* BEGIN Dataset excerpt *

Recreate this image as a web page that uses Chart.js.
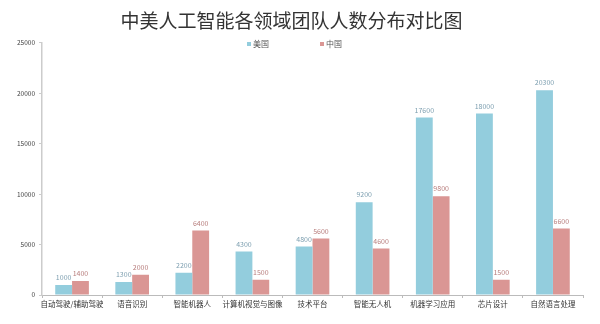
<!DOCTYPE html>
<html>
<head>
<meta charset="utf-8">
<script src="https://cdn.jsdelivr.net/npm/chart.js@4/dist/chart.umd.min.js"></script>
<style>
  html, body { margin: 0; padding: 0; background: #fff; }
  #wrap { width: 600px; height: 324px; }
</style>
</head>
<body>
<div id="wrap"><canvas id="c" width="600" height="324"></canvas></div>
<script>
const categories = ['自动驾驶/辅助驾驶', '语音识别', '智能机器人', '计算机视觉与图像', '技术平台', '智能无人机', '机器学习应用', '芯片设计', '自然语言处理'];
const usValues = [1000, 1300, 2200, 4300, 4800, 9200, 17600, 18000, 20300];
const cnValues = [1400, 2000, 6400, 1500, 5600, 4600, 9800, 1500, 6600];
const yTicks = [0, 5000, 10000, 15000, 20000, 25000];

const FONT = '"Noto Sans CJK SC", "Noto Sans", sans-serif';

// value labels above each bar
const valueLabels = {
  id: 'valueLabels',
  afterDatasetsDraw(chart) {
    const ctx = chart.ctx;
    ctx.save();
    ctx.font = '7px ' + FONT;
    ctx.textAlign = 'center';
    ctx.textBaseline = 'bottom';
    chart.data.datasets.forEach((ds, i) => {
      const meta = chart.getDatasetMeta(i);
      ctx.fillStyle = ds.labelColor;
      meta.data.forEach((bar, j) => {
        ctx.fillText(String(ds.data[j]), bar.x, bar.y - 4);
      });
    });
    ctx.restore();
  }
};

// small legend drawn over the top of the plot
const topLegend = {
  id: 'topLegend',
  afterDraw(chart) {
    const ctx = chart.ctx;
    const xs = [247, 320];
    const y = 44;
    ctx.save();
    ctx.font = '8px ' + FONT;
    ctx.textBaseline = 'middle';
    ctx.textAlign = 'left';
    chart.data.datasets.forEach((ds, i) => {
      ctx.fillStyle = ds.backgroundColor;
      ctx.fillRect(xs[i], y - 2, 4, 4);
      ctx.fillStyle = '#555';
      ctx.fillText(ds.label, xs[i] + 6, y);
    });
    ctx.restore();
  }
};

new Chart(document.getElementById('c'), {
  type: 'bar',
  data: {
    labels: categories,
    datasets: [
      { label: '美国', data: usValues, backgroundColor: '#93CDDD', labelColor: '#7d9fb0' },
      { label: '中国', data: cnValues, backgroundColor: '#DA9694', labelColor: '#b77d7c' }
    ]
  },
  plugins: [valueLabels, topLegend],
  options: {
    responsive: false,
    animation: false,
    barPercentage: 1,
    categoryPercentage: 0.56,
    layout: { padding: { left: 0, right: 17, top: 0, bottom: 0 } },
    plugins: {
      legend: { display: false },
      tooltip: { enabled: false },
      title: {
        display: true,
        text: '中美人工智能各领域团队人数分布对比图',
        color: '#333',
        font: { family: FONT, size: 19, weight: 'normal' },
        padding: { top: 9, bottom: 11 }
      }
    },
    scales: {
      x: {
        grid: { display: true, drawOnChartArea: false, drawTicks: true, tickLength: 3, color: '#bbb', offset: true },
        border: { display: true, color: '#bbb', width: 1 },
        ticks: { color: '#333', font: { family: FONT, size: 7.5 }, padding: 2, maxRotation: 0, autoSkip: false },
        afterFit(s) { s.height = 29; }
      },
      y: {
        min: 0,
        max: 25000,
        afterBuildTicks(s) { s.ticks = yTicks.map(v => ({ value: v })); },
        grid: { display: true, drawOnChartArea: false, drawTicks: true, tickLength: 3, color: '#ccc' },
        border: { display: true, color: '#ccc', width: 1.5 },
        ticks: { color: '#444', font: { family: FONT, size: 6.5 }, padding: 4, callback: v => String(v) },
        afterFit(s) { s.width = 42; }
      }
    }
  }
});
</script>
</body>
</html>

* END Dataset excerpt *

Retype everything in the material word for word, minus pictures.

Recreate this image as a web page that uses Chart.js.
<!DOCTYPE html>
<html>
<head>
<meta charset="utf-8">
<script src="https://cdn.jsdelivr.net/npm/chart.js@4/dist/chart.umd.min.js"></script>
<style>
  html, body { margin: 0; padding: 0; background: #fff; }
  #wrap { width: 600px; height: 324px; }
</style>
</head>
<body>
<div id="wrap"><canvas id="c" width="600" height="324"></canvas></div>
<script>
const categories = ['自动驾驶/辅助驾驶', '语音识别', '智能机器人', '计算机视觉与图像', '技术平台', '智能无人机', '机器学习应用', '芯片设计', '自然语言处理'];
const usValues = [1000, 1300, 2200, 4300, 4800, 9200, 17600, 18000, 20300];
const cnValues = [1400, 2000, 6400, 1500, 5600, 4600, 9800, 1500, 6600];
const yTicks = [0, 5000, 10000, 15000, 20000, 25000];

const FONT = '"Noto Sans CJK SC", "Noto Sans", sans-serif';

// value labels above each bar
const valueLabels = {
  id: 'valueLabels',
  afterDatasetsDraw(chart) {
    const ctx = chart.ctx;
    ctx.save();
    ctx.font = '7px ' + FONT;
    ctx.textAlign = 'center';
    ctx.textBaseline = 'bottom';
    chart.data.datasets.forEach((ds, i) => {
      const meta = chart.getDatasetMeta(i);
      ctx.fillStyle = ds.labelColor;
      meta.data.forEach((bar, j) => {
        ctx.fillText(String(ds.data[j]), bar.x, bar.y - 4);
      });
    });
    ctx.restore();
  }
};

// small legend drawn over the top of the plot
const topLegend = {
  id: 'topLegend',
  afterDraw(chart) {
    const ctx = chart.ctx;
    const xs = [247, 320];
    const y = 44;
    ctx.save();
    ctx.font = '8px ' + FONT;
    ctx.textBaseline = 'middle';
    ctx.textAlign = 'left';
    chart.data.datasets.forEach((ds, i) => {
      ctx.fillStyle = ds.backgroundColor;
      ctx.fillRect(xs[i], y - 2, 4, 4);
      ctx.fillStyle = '#555';
      ctx.fillText(ds.label, xs[i] + 6, y);
    });
    ctx.restore();
  }
};

new Chart(document.getElementById('c'), {
  type: 'bar',
  data: {
    labels: categories,
    datasets: [
      { label: '美国', data: usValues, backgroundColor: '#93CDDD', labelColor: '#7d9fb0' },
      { label: '中国', data: cnValues, backgroundColor: '#DA9694', labelColor: '#b77d7c' }
    ]
  },
  plugins: [valueLabels, topLegend],
  options: {
    responsive: false,
    animation: false,
    barPercentage: 1,
    categoryPercentage: 0.56,
    layout: { padding: { left: 0, right: 17, top: 0, bottom: 0 } },
    plugins: {
      legend: { display: false },
      tooltip: { enabled: false },
      title: {
        display: true,
        text: '中美人工智能各领域团队人数分布对比图',
        color: '#333',
        font: { family: FONT, size: 19, weight: 'normal' },
        padding: { top: 9, bottom: 11 }
      }
    },
    scales: {
      x: {
        grid: { display: true, drawOnChartArea: false, drawTicks: true, tickLength: 3, color: '#bbb', offset: true },
        border: { display: true, color: '#bbb', width: 1 },
        ticks: { color: '#333', font: { family: FONT, size: 7.5 }, padding: 2, maxRotation: 0, autoSkip: false },
        afterFit(s) { s.height = 29; }
      },
      y: {
        min: 0,
        max: 25000,
        afterBuildTicks(s) { s.ticks = yTicks.map(v => ({ value: v })); },
        grid: { display: true, drawOnChartArea: false, drawTicks: true, tickLength: 3, color: '#ccc' },
        border: { display: true, color: '#ccc', width: 1.5 },
        ticks: { color: '#444', font: { family: FONT, size: 6.5 }, padding: 4, callback: v => String(v) },
        afterFit(s) { s.width = 42; }
      }
    }
  }
});
</script>
</body>
</html>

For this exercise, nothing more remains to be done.